Basically, a guy who I had loaned money too a year ago had finally paid me back. I had called him at least a dozen times in the past six months, begging him to send the money.
Again, normal logic is seen as a holdback when compared to “fate” and “meaning.” The money arrived because it was “meant” to arrive.
Yet somehow, when I actually gave my last dollars away, somehow, the 800 dollars showed up. And that’s how I discovered the power of giving.
And finally, it is revealed that our hero learned something they did not know before they were down and out.
This story also has deep spiritual themes as well, which is why it is such an archetypical story. Think of the poor woman giving all that she had as an offering in Jesus’s presence, or gurus of the east renouncing all that they have so they can wander the land and find God.
For now, we will end it here, but the down and out story has more to teach us. I know I may have come across as slightly cynical with my interpretation of this archetypical story.

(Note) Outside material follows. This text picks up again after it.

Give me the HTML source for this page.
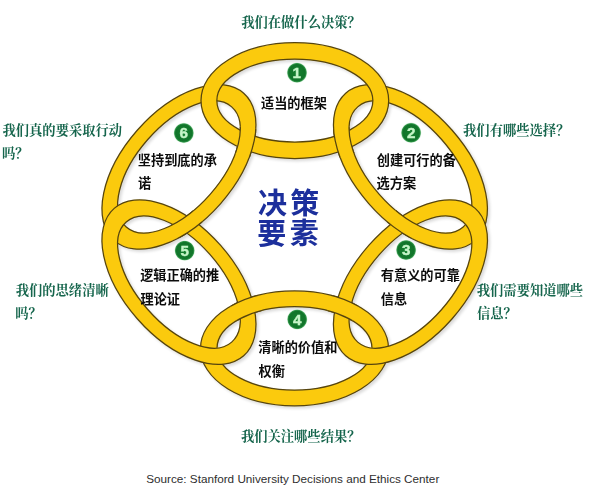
<!DOCTYPE html>
<html><head><meta charset="utf-8"><title>Decision elements</title>
<style>
html,body{margin:0;padding:0;background:#fff;}
body{width:600px;height:494px;position:relative;overflow:hidden;font-family:"Liberation Sans",sans-serif;}
.src{position:absolute;left:146.2px;top:472.7px;font-size:11.72px;color:#2e2e2e;white-space:nowrap;letter-spacing:0px;line-height:1;}
</style></head><body>
<svg width="600" height="494" viewBox="0 0 600 494" style="position:absolute;left:0;top:0"><defs><filter id="sh" x="-10%" y="-10%" width="125%" height="125%"><feGaussianBlur in="SourceAlpha" stdDeviation="1.8"/><feOffset dx="2" dy="2"/><feComponentTransfer><feFuncA type="linear" slope="0.15"/></feComponentTransfer><feMerge><feMergeNode/><feMergeNode in="SourceGraphic"/></feMerge></filter><radialGradient id="gb" cx="50%" cy="50%" r="50%"><stop offset="0" stop-color="#16802f"/><stop offset="0.8" stop-color="#11742a"/><stop offset="0.9" stop-color="#2f9448"/><stop offset="1" stop-color="#8fd29a" stop-opacity="0.35"/></radialGradient><g id="r1"><path transform="translate(294.85,100.60) rotate(0.00)" d="M-93.85,0A93.85,57.90 0 1 0 93.85,0A93.85,57.90 0 1 0 -93.85,0ZM-78.00,0A78.00,41.40 0 1 0 78.00,0A78.00,41.40 0 1 0 -78.00,0Z" fill="#fbca10" fill-rule="evenodd" stroke="#56440a" stroke-width="1.25"/></g><g id="r2"><path transform="translate(410.45,166.91) rotate(48.70)" d="M-98.10,0A98.10,55.50 0 1 0 98.10,0A98.10,55.50 0 1 0 -98.10,0ZM-79.90,0A79.90,41.50 0 1 0 79.90,0A79.90,41.50 0 1 0 -79.90,0Z" fill="#fbca10" fill-rule="evenodd" stroke="#56440a" stroke-width="1.25"/></g><g id="r3"><path transform="translate(410.45,282.09) rotate(-48.70)" d="M-98.10,0A98.10,55.50 0 1 0 98.10,0A98.10,55.50 0 1 0 -98.10,0ZM-79.90,0A79.90,41.50 0 1 0 79.90,0A79.90,41.50 0 1 0 -79.90,0Z" fill="#fbca10" fill-rule="evenodd" stroke="#56440a" stroke-width="1.25"/></g><g id="r4"><path transform="translate(294.50,348.40) rotate(0.00)" d="M-94.00,0A94.00,57.40 0 1 0 94.00,0A94.00,57.40 0 1 0 -94.00,0ZM-77.50,0A77.50,41.70 0 1 0 77.50,0A77.50,41.70 0 1 0 -77.50,0Z" fill="#fbca10" fill-rule="evenodd" stroke="#56440a" stroke-width="1.25"/></g><g id="r5"><path transform="translate(178.95,282.09) rotate(48.70)" d="M-98.10,0A98.10,55.50 0 1 0 98.10,0A98.10,55.50 0 1 0 -98.10,0ZM-79.90,0A79.90,41.50 0 1 0 79.90,0A79.90,41.50 0 1 0 -79.90,0Z" fill="#fbca10" fill-rule="evenodd" stroke="#56440a" stroke-width="1.25"/></g><g id="r6"><path transform="translate(178.95,166.91) rotate(-48.70)" d="M-98.10,0A98.10,55.50 0 1 0 98.10,0A98.10,55.50 0 1 0 -98.10,0ZM-79.90,0A79.90,41.50 0 1 0 79.90,0A79.90,41.50 0 1 0 -79.90,0Z" fill="#fbca10" fill-rule="evenodd" stroke="#56440a" stroke-width="1.25"/></g><clipPath id="c0"><circle cx="343.03" cy="141.71" r="16.00"/></clipPath><clipPath id="c1"><circle cx="402.72" cy="224.50" r="16.00"/></clipPath><clipPath id="c2"><circle cx="342.98" cy="307.53" r="16.00"/></clipPath><clipPath id="c3"><circle cx="246.39" cy="307.38" r="16.00"/></clipPath><clipPath id="c4"><circle cx="186.68" cy="224.50" r="16.00"/></clipPath><clipPath id="c5"><circle cx="246.40" cy="141.60" r="16.00"/></clipPath></defs><g filter="url(#sh)"><use href="#r2"/><use href="#r4"/><use href="#r6"/><use href="#r1"/><use href="#r3"/><use href="#r5"/><g clip-path="url(#c0)"><use href="#r2"/></g><g clip-path="url(#c1)"><use href="#r2"/></g><g clip-path="url(#c2)"><use href="#r4"/></g><g clip-path="url(#c3)"><use href="#r4"/></g><g clip-path="url(#c4)"><use href="#r6"/></g><g clip-path="url(#c5)"><use href="#r6"/></g></g>
<g font-family="'Liberation Sans', sans-serif" font-weight="bold" font-size="15.2" fill="#c6f5c8" stroke="#c6f5c8" stroke-width="0.4">
<circle cx="297" cy="72.7" r="10.2" fill="url(#gb)" stroke="none"/><text x="292.51" y="77.93">1</text>
<circle cx="411.1" cy="132.8" r="10.2" fill="url(#gb)" stroke="none"/><text x="406.91" y="138.11">2</text>
<circle cx="406.1" cy="250" r="10.2" fill="url(#gb)" stroke="none"/><text x="401.97" y="255.22">3</text>
<circle cx="297.2" cy="319.4" r="10.2" fill="url(#gb)" stroke="none"/><text x="292.90" y="324.63">4</text>
<circle cx="184.7" cy="250.6" r="10.2" fill="url(#gb)" stroke="none"/><text x="180.45" y="255.75">5</text>
<circle cx="183.8" cy="133" r="10.2" fill="url(#gb)" stroke="none"/><text x="179.57" y="138.23">6</text>
</g>
<g font-family="'Liberation Serif', 'Noto Serif CJK SC', serif" font-weight="bold" font-size="13.3" fill="#15654c">
<text x="241.19" y="27">我们在做什么决策？</text>
<text x="463.09" y="135">我们有哪些选择？</text>
<text x="476.79" y="295">我们需要知道哪些</text>
<text x="476.92" y="317.7">信息？</text>
<text x="240.89" y="441">我们关注哪些结果？</text>
<text x="15.69" y="295">我们的思绪清晰</text>
<text x="15.2" y="317.7">吗？</text>
<text x="2.49" y="135">我们真的要采取行动</text>
<text x="2" y="157.6">吗？</text>
</g>
<g font-family="'Liberation Sans', 'Noto Sans CJK SC', sans-serif" font-weight="bold" font-size="13.2" fill="#0c0c0c">
<text x="261" y="107.7">适当的框架</text>
<text x="376.78" y="164.8">创建可行的备</text>
<text x="376.58" y="188.4">选方案</text>
<text x="380.77" y="280">有意义的可靠</text>
<text x="380.78" y="303.5">信息</text>
<text x="258.27" y="352.4">清晰的价值和</text>
<text x="258.47" y="375.9">权衡</text>
<text x="140.14" y="280">逻辑正确的推</text>
<text x="140.48" y="303.5">理论证</text>
<text x="137.82" y="165">坚持到底的承</text>
<text x="138.12" y="188.4">诺</text>
</g>
<g font-family="'Liberation Sans', 'Noto Sans CJK SC', sans-serif" font-weight="bold" font-size="29" fill="#1c2f9c" letter-spacing="3.4">
<text x="257.9" y="214.2">决策</text>
<text x="257.32" y="243.9">要素</text>
</g>
</svg>
<div class="src">Source: Stanford University Decisions and Ethics Center</div>
</body></html>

A lot of successful speakers and marketers use a variation of it to help increase their sales, and good for them. Some, I think really did have an experience like this, while others make it up, as if they can’t be “successful” without first having lived out of their car.
But personally, I know that I have had moments when I have been at my lowest, when all has seemed lost. I may have had money and been living okay, but in an aspect of my life, I felt like I had lost everything.
And then light. And then realization. And then growth.
Because we must go low before we can go high, because if we hold onto a poisonous belief, it will hurt else until we let us go. And sometimes, it will nearly kill else before we manage to free ourselves of it.
One of my mentors has said that spiritual growth is painful, and I’d like to add, sometimes it can be close to deadly.
But if you go one step further, and become closer to your ideal, then what does it matter?